In Chapter 6, Karenin travels to the provinces on business, and when he stops in Moscow to see the governor general, he runs into Stiva and Dolly, who invite him to dinner. The next day, in Chapter 7, Stiva runs several errands. First, he visits his latest girlfriend, a ballet dancer to whom he gives a coral necklace. Next, he shops for dinner. Then he visits Levin at his hotel, who has recently gotten back from visiting some manufacturing towns in Europe to study the workers. Stiva teases Levin for his preoccupation with death, and they talk at length. Finally, he invites Levin to dinner, although he does not mention Kitty will be there.

In Chapter 8, Stiva then visits Karenin, who has just written a letter to the lawyer, giving him permission to do what was necessary to obtain the divorce. Karenin says he cannot come to dinner and explains why. Stiva begs him to come and at least talk to Dolly before doing anything, and he reluctantly agrees.

The dinner takes place in Chapter 9, and several people are there, including Koznyshev, Levin's half-brother, and his intellectual friend Pestov. When Stiva introduces Levin to Karenin, he also notices Kitty, who is clearly both embarrassed and happy to see him. Levin is uncharacteristically talkative and charming because he knows Kitty is listening.

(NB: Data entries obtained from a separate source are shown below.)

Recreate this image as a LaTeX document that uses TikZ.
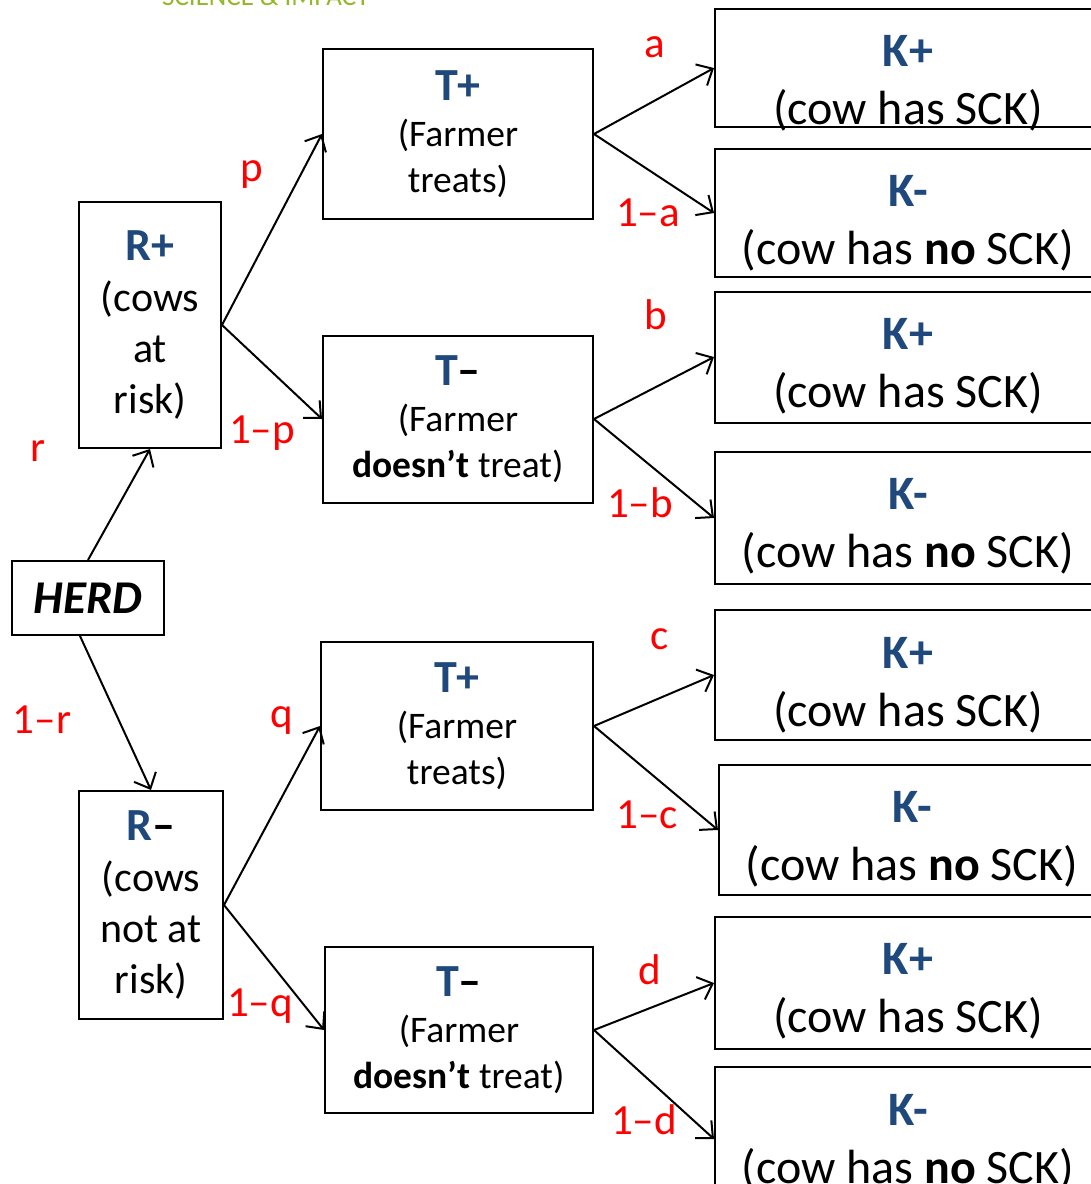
\documentclass[tikz,border=0pt]{standalone}
\usepackage{fontspec}
\setmainfont{Carlito}
\usepackage{xcolor}
\usetikzlibrary{arrows.meta}
\definecolor{kblue}{RGB}{31,73,125}
\definecolor{logogreen}{RGB}{146,184,40}
\newcommand{\blu}[1]{\textcolor{kblue}{\textbf{#1}}}
\tikzset{
  box/.style={draw, line width=2pt, inner sep=0pt, align=center},
  prob/.style={text=red, inner sep=0pt, font=\fontsize{43}{43}\selectfont},
  arr/.style={-{Straight Barb[length=13pt,width=24pt]}, line width=2pt},
  ktext/.style={anchor=north, inner sep=0pt, align=center, font=\fontsize{48}{58}\selectfont},
}

\begin{document}
\begin{tikzpicture}[x=1pt, y=-1pt]
  \useasboundingbox (0,0) rectangle (1091,1184);
  \clip (0,0) rectangle (1091,1184);
  \fill[white] (0,0) rectangle (1091,1184);
  \node[anchor=base west, inner sep=0pt, text=logogreen, font=\fontsize{27}{27}\selectfont] (logo) at (162,5) {SCIENCE \& IMPACT};

  % herd and risk
  \node[box, minimum width=152, minimum height=74, font=\fontsize{47}{47}\selectfont\bfseries\itshape] (herd) at (88,598) {HERD};
  \node[box, minimum width=142, minimum height=246, font=\fontsize{42}{51}\selectfont] (rp) at (150,325) {{\fontsize{46}{51}\selectfont\blu{R+}}\\(cows\\at\\risk)};
  \node[box, minimum width=144, minimum height=228, font=\fontsize{42}{51}\selectfont] (rm) at (151,905) {{\fontsize{46}{51}\selectfont\blu{R}\textbf{–}}\\(cows\\not at\\risk)};

  % treatment
  \node[box, minimum width=270, minimum height=170, font=\fontsize{37.5}{46}\selectfont] (tp1) at (458,134) {{\fontsize{46}{46}\selectfont\blu{T+}}\\(Farmer\\treats)};
  \node[box, minimum width=270, minimum height=167, font=\fontsize{37.5}{46}\selectfont] (tm1) at (458,419) {{\fontsize{46}{46}\selectfont\blu{T}\textbf{–}}\\(Farmer\\\textbf{doesn’t} treat)};
  \node[box, minimum width=272, minimum height=168, font=\fontsize{37.5}{46}\selectfont] (tp2) at (457,726) {{\fontsize{46}{46}\selectfont\blu{T+}}\\(Farmer\\treats)};
  \node[box, minimum width=268, minimum height=166, font=\fontsize{37.5}{46}\selectfont] (tm2) at (459,1030) {{\fontsize{46}{46}\selectfont\blu{T}\textbf{–}}\\(Farmer\\\textbf{doesn’t} treat)};

  % outcome
  \node[box, minimum width=386, minimum height=118] (k1) at (908,68) {};
  \node[box, minimum width=386, minimum height=128] (k2) at (908,213) {};
  \node[box, minimum width=386, minimum height=131] (k3) at (908,357) {};
  \node[box, minimum width=386, minimum height=132] (k4) at (908,518) {};
  \node[box, minimum width=386, minimum height=130] (k5) at (908,675) {};
  \node[box, minimum width=386, minimum height=130] (k6) at (912,830) {};
  \node[box, minimum width=386, minimum height=132] (k7) at (908,983) {};
  \node[box, minimum width=386, minimum height=130] (k8) at (908,1132) {};
  \node[ktext] (k1t) at (908,35) {\blu{K+}\\(cow has SCK)};
  \node[ktext] (k2t) at (908,175) {\blu{K-}\\(cow has \textbf{no} SCK)};
  \node[ktext] (k3t) at (908,318) {\blu{K+}\\(cow has SCK)};
  \node[ktext] (k4t) at (908,478) {\blu{K-}\\(cow has \textbf{no} SCK)};
  \node[ktext] (k5t) at (908,637) {\blu{K+}\\(cow has SCK)};
  \node[ktext] (k6t) at (912,791) {\blu{K-}\\(cow has \textbf{no} SCK)};
  \node[ktext] (k7t) at (908,943) {\blu{K+}\\(cow has SCK)};
  \node[ktext] (k8t) at (908,1094) {\blu{K-}\\(cow has \textbf{no} SCK)};

  \draw[arr] (herd.north) -- (rp.south);
  \draw[arr] ([xshift=-8]herd.south) -- (rm.north);
  \draw[arr] (rp.east) -- (tp1.west);
  \draw[arr] (rp.east) -- (tm1.west);
  \draw[arr] (rm.east) -- (tp2.west);
  \draw[arr] (rm.east) -- (tm2.west);
  \draw[arr] (tp1.east) -- (k1.west);
  \draw[arr] (tp1.east) -- (k2.west);
  \draw[arr] (tm1.east) -- (k3.west);
  \draw[arr] (tm1.east) -- (k4.west);
  \draw[arr] (tp2.east) -- (k5.west);
  \draw[arr] (tp2.east) -- (k6.west);
  \draw[arr] (tm2.east) -- (k7.west);
  \draw[arr] (tm2.east) -- ([yshift=-7]k8.west);

  \node[prob] (lr) at (38,451) {r};
  \node[prob] (lnr) at (42,720) {1–r};
  \node[prob] (lp) at (252,175) {p};
  \node[prob] (lnp) at (262,433) {1–p};
  \node[prob] (lq) at (282,721) {q};
  \node[prob] (lnq) at (260,1006) {1–q};
  \node[prob] (la) at (655,47) {a};
  \node[prob] (lna) at (648,213) {1–a};
  \node[prob] (lb) at (656,315) {b};
  \node[prob] (lnb) at (640,503) {1–b};
  \node[prob] (lc) at (660,639) {c};
  \node[prob] (lnc) at (647,815) {1–c};
  \node[prob] (ld) at (650,970) {d};
  \node[prob] (lnd) at (644,1120) {1–d};
\end{tikzpicture}
\end{document}
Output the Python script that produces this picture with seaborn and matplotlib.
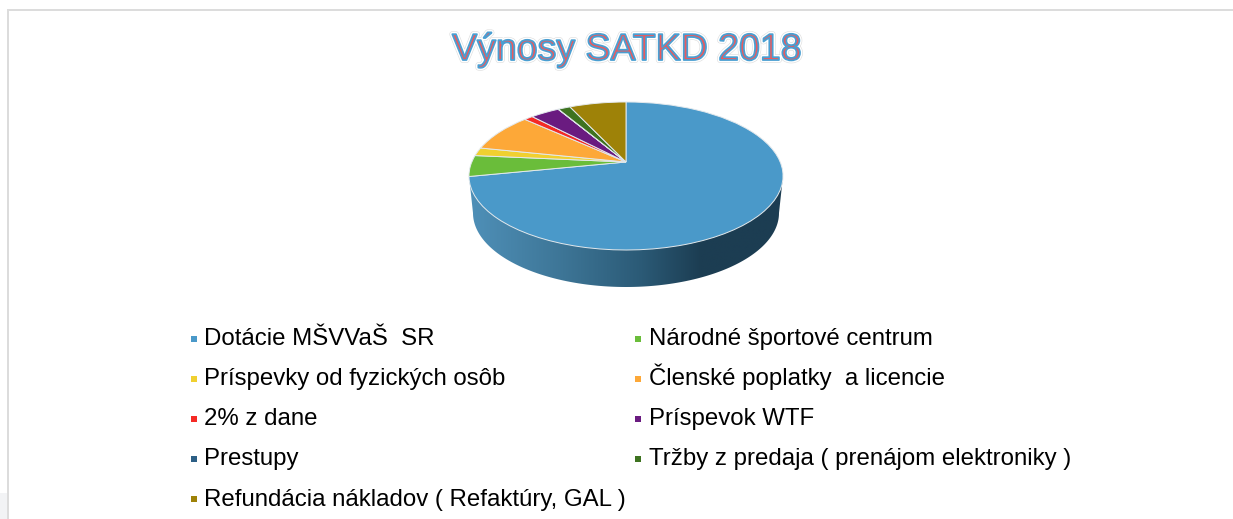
import numpy as np
import matplotlib
matplotlib.use("Agg")
import matplotlib.pyplot as plt
import matplotlib.patheffects as pe
from matplotlib.colors import LinearSegmentedColormap
from matplotlib.legend_handler import HandlerLine2D
from matplotlib.lines import Line2D
from matplotlib.patches import Polygon, Rectangle
from matplotlib.transforms import Transform
import seaborn as sns

# data (share of revenue, %)
title = "Výnosy SATKD 2018"
labels = ["Dotácie MŠVVaŠ  SR", "Národné športové centrum", "Príspevky od fyzických osôb",
          "Členské poplatky  a licencie", "2% z dane", "Príspevok WTF", "Prestupy",
          "Tržby z predaja ( prenájom elektroniky )", "Refundácia nákladov ( Refaktúry, GAL )"]
values = [71.9, 4.6, 1.8, 8.5, 1.1, 3.6, 0.05, 1.5, 7.0]
colors = ["#4a99c9", "#6abd3a", "#f0d030", "#fda838", "#f52a25",
          "#6a1b80", "#2c5f85", "#3e7320", "#9e8208"]

sns.set_theme(style="white")
plt.rcParams["font.family"] = ["Liberation Sans", "DejaVu Sans"]
palette = sns.color_palette(colors)


class Tilt(Transform):
    # tilts the flat pie: the apex sits above the middle of the ellipse
    input_dims = 2
    output_dims = 2

    def transform_non_affine(self, values):
        u, v = values[:, 0], values[:, 1]
        w = 1 + 0.189 * v
        return np.column_stack([626 + 154.2 * u / w, 162 - 71.35 * v / w])


def lower_marker(legend_line, orig):
    # legend squares sit a little under the middle of the text
    legend_line.update_from(orig)
    legend_line.set_ydata(np.asarray(legend_line.get_ydata()) - 3.6)


fig = plt.figure(figsize=(12.33, 5.19), dpi=100)
ax = fig.add_axes([0, 0, 1, 1])

# page frame
ax.add_patch(Rectangle((7, 9), 1300, 2, color="#dcdcdc", lw=0))
ax.add_patch(Rectangle((7, 9), 2, 600, color="#dcdcdc", lw=0))
ax.add_patch(Rectangle((0, 493), 7, 30, color="#f2f3f5", lw=0))

# side wall of the pie
s = np.linspace(np.pi, 0, 200)
wall = np.column_stack([626 + 153 * np.cos(s), 213 + 74 * np.sin(s)])
wall = np.vstack([[469, 176], wall, [783, 176]])
side_cmap = LinearSegmentedColormap.from_list(
    "side", [(0, "#4f90b8"), (0.3, "#3d7596"), (0.55, "#2b5a76"), (0.74, "#1c3d52"), (1, "#1c3d52")])
grad = ax.imshow(np.linspace(0, 1, 256)[None, :], cmap=side_cmap, aspect="auto",
                 extent=(469, 783, 290, 170), zorder=1)
clip = Polygon(wall, closed=True, transform=ax.transData, fill=False, lw=0)
ax.add_patch(clip)
grad.set_clip_path(clip)

# top face
wedges, _ = ax.pie(values, colors=palette, startangle=90, counterclock=False,
                   wedgeprops=dict(edgecolor="#e3e9ed", linewidth=0.7))
tilt = Tilt()
for w in wedges:
    w.set_transform(tilt + ax.transData)
    w.set_zorder(2)
    w.set_clip_on(False)

ax.set_xlim(0, 1233)
ax.set_ylim(519, 0)
ax.set_aspect("auto")
ax.axis("off")

ax.text(627, 60, title, fontsize=27, color="#ea5a5e", ha="center", va="baseline",
        path_effects=[pe.Stroke(linewidth=4.2, foreground="#dcdcdc"),
                      pe.Stroke(linewidth=3.4, foreground="white"),
                      pe.Stroke(linewidth=1.3, foreground="#4a9fd2")])

# legend fills column by column, the reference reads row by row
order = [0, 2, 4, 6, 8, 1, 3, 5, 7]
handles = [Line2D([], [], ls="", marker="s", ms=4, color=palette[i], mew=0) for i in order]
ax.legend(handles, [labels[i] for i in order], ncol=2, frameon=False, fontsize=17.3,
          loc="upper left", bbox_to_anchor=(190, 322.5), bbox_transform=ax.transData,
          borderpad=0, borderaxespad=0, labelspacing=0.45, columnspacing=0.37,
          handlelength=0.3, handleheight=1.5, handletextpad=0.28, labelcolor="black",
          handler_map={Line2D: HandlerLine2D(update_func=lower_marker)})

fig.savefig("out.png", dpi=100)
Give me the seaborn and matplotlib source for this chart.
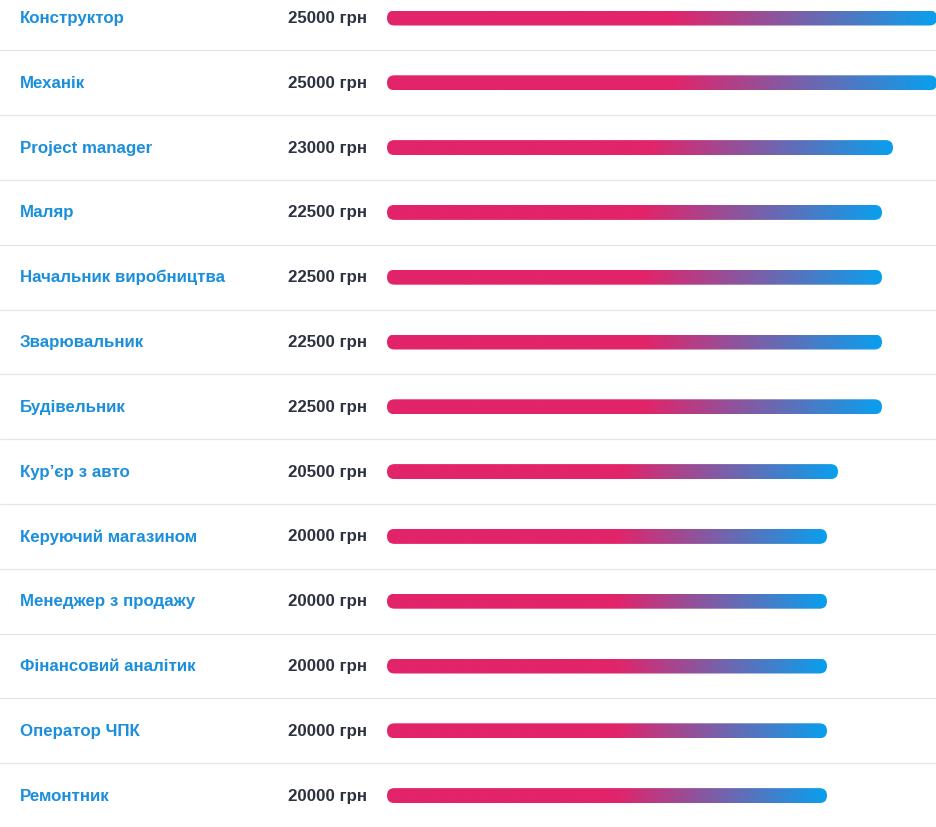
import numpy as np
import pandas as pd
import matplotlib
matplotlib.use("Agg")
import matplotlib.pyplot as plt
import seaborn as sns
from matplotlib.patches import FancyBboxPatch
from matplotlib.colors import LinearSegmentedColormap
from matplotlib.lines import Line2D

categories = ["Конструктор", "Механік", "Project manager", "Маляр",
              "Начальник виробництва", "Зварювальник", "Будівельник",
              "Кур’єр з авто", "Керуючий магазином", "Менеджер з продажу",
              "Фінансовий аналітик", "Оператор ЧПК", "Ремонтник"]
values = [25000, 25000, 23000, 22500, 22500, 22500, 22500,
          20500, 20000, 20000, 20000, 20000, 20000]
value_labels = [f"{v} грн" for v in values]

W, H, DPI = 937, 827, 100
sns.set_theme(style="white")
plt.rcParams['font.family'] = ['Liberation Sans', 'DejaVu Sans']

fig = plt.figure(figsize=(W / DPI, H / DPI), dpi=DPI)
fig.patch.set_facecolor("white")

row_h = 64.8
top_c = 18.0
n = len(categories)

# bar axes: x from px 387 to 937 covers 0..25000
left_px, right_px = 387, 937
ax = fig.add_axes([left_px / W, 0, (right_px - left_px) / W, 1])
df = pd.DataFrame({"cat": categories, "val": values})
bar_h = 15 / row_h
sns.barplot(data=df, x="val", y="cat", orient="h", ax=ax, width=bar_h,
            color="#e2246a", order=categories)
ax.set_xlim(0, 25000)
y_top = -top_c / row_h
y_bot = (H - top_c) / row_h
ax.set_ylim(y_bot, y_top)
ax.axis("off")

xpp = 25000 / (right_px - left_px)
ypp = 1 / row_h
aspect = ypp / xpp

cmap = LinearSegmentedColormap.from_list(
    "g", [(0, "#e2246a"), (0.52, "#e2246a"), (1.0, "#08a0ee")])
grad = np.linspace(0, 1, 512)[None, :]

for p in list(ax.patches):
    x0, y0, w, h = p.get_x(), p.get_y(), p.get_width(), p.get_height()
    p.set_visible(False)
    clip = FancyBboxPatch((x0, y0), w, h,
                          boxstyle=f"round,pad=0,rounding_size={7.5 * xpp}",
                          mutation_aspect=aspect, transform=ax.transData,
                          facecolor="none", edgecolor="none")
    ax.add_patch(clip)
    im = ax.imshow(grad, cmap=cmap, aspect="auto",
                   extent=[x0, x0 + w, y0 + h, y0], interpolation="bilinear",
                   clip_on=True)
    im.set_clip_path(clip)
ax.set_xlim(0, 25000)
ax.set_ylim(y_bot, y_top)

# separators and texts
for i in range(n):
    yc = 1 - (top_c + 0.5 + i * row_h) / H
    fig.text(20 / W, yc, categories[i], color="#1b8fdb", fontsize=12.2,
             fontweight="bold", ha="left", va="center")
    fig.text(367 / W, yc, value_labels[i], color="#2d3240", fontsize=12.2,
             fontweight="bold", ha="right", va="center")
    if i < n - 1:
        ys = 1 - (top_c + (i + 0.5) * row_h) / H
        fig.add_artist(Line2D([0, 1], [ys, ys], transform=fig.transFigure,
                              color="#e6e6e6", lw=0.9))

fig.savefig("out.png", dpi=DPI, facecolor="white")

Over dinner, the guests discuss politics, education, and women's rights, with Koznyshev and Pestov holding the most liberal views. "Obligations are coupled with rights. Power, money, honours—that's what women are seeking," Pestov says in Chapter 10, and the old prince makes a joke about seeking the right to be a wet nurse.

Analysis

Stiva does not want Karenin to divorce his sister, and is hoping that Dolly can somehow talk him out of it. He believes in his wife's goodness and compassion and hopes she can do for Karenin what Anna did for Dolly at the beginning of the novel. But the differences between the two are stark. Stiva has affairs because he is an irresponsible man who lives only for his own pleasure. Anna's affair is tearing her life apart, but nothing can convince her to stop. The difference is obviously due, in part, to their sex.

Women's rights were a pressing issue in the 1870s, and the old prince and Pestov openly discuss the question. Tolstoy the artist allows Koznyshev and Pestov to present the reasonable view that women are human beings, and like men, they need meaningful work. The prince immediately refutes that view, arguing that the only job they need is nurturing their families and bearing children. Although the author so clearly and sympathetically portrays the oppression of women, he repeatedly demonstrates women such as Dolly and Anna finding their greatest, and often only, joy in their children.